The Chisholm Trail formation contains multiple producing layers. The Hunton is the primary horizon, but the formation also includes other producing horizons such as the Oswego Limestone, Manning, and the Cherokee Sands. All of these are accessed with horizontal drilling.
Nostra Terra Oil & Gas company has been drilling in the area. Their first well was drilled in November 2012 and in July of this year they announced the completion of their fifth well. Well #1 is producing 258 barrels of oil equivalent per day (81% liquid hydrocarbons), the other wells are producing 555, 348, 505 and 448 boepd. This comes out to an average of 423 boepd per well. The company states that all the wells have shown a very shallow decline curve.

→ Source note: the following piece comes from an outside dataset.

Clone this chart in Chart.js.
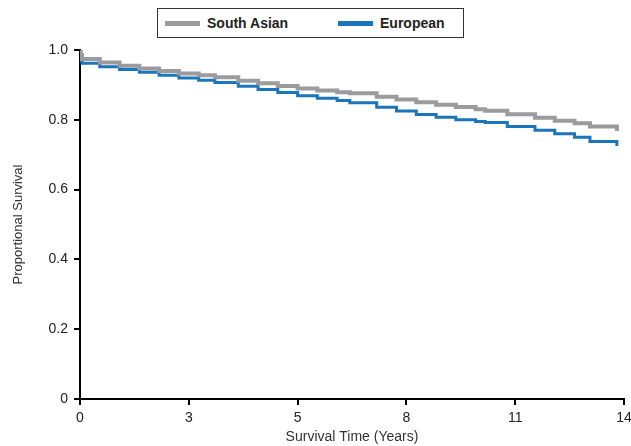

IPRC states that they plan to drill 15 wells as a start, but that eventually they could drill over a thousand wells. And don't forget that when they do start drilling, they can take advantage of all the new methods that have been discovered that increase the efficiency of the wells, such as pulsed injection which makes much larger fractures, compared to regular injection techniques. Of course it will take time to build up the number of our wells. It will start very slowly, using the cash flow from the salt water disposal well and the Nunnelly well to finance the drilling, but as more wells come into production, IPRC will have increasing cash flow to fund further drillings. Since the wells in the area have shallow decline curves we could expect 400 barrels of oil a day production to last for a long time, and as the gas/oil was depleted in a drilled layer, a new horizontal well, from the same site, could be drilled into the next lower producing layer. At 400 barrels of oil per day per well, that is $40,000 per day per well.
As we start drilling wells in the Chisholm Trail formation and start getting increasing cash flows, our stock price will start rising. Previously, with just the prospect of our salt water disposal well, our stock price was over a dollar a share. Over time we could vastly exceed that price. Some people are waiting for our stock price to go back down, which may happen, but with a press release that says that our salt water disposal well is making money, our stock price could start climbing and never look back. So the present price of around 6 cents a share sounds like a good buy in price, or at least to buy some shares at that price. 60 cents a share somewhere down the line sounds like an almost sure thing, which is ten times its present price, and even higher prices are a good possibility. As long as the company keeps advancing its prospects, such as actually drilling wells in the Chisholm Trail and maybe even acquiring more properties, possibly regular worked out properties where you can inexpensively re-enter previously closed wells and use simple enhanced oil recovery techniques, such as Alkaline-Surfactant-Polymer injection methods, to re-stimulate oil production, our stock price should continue to climb. Eventually our stock could be worth multiple dollars a share.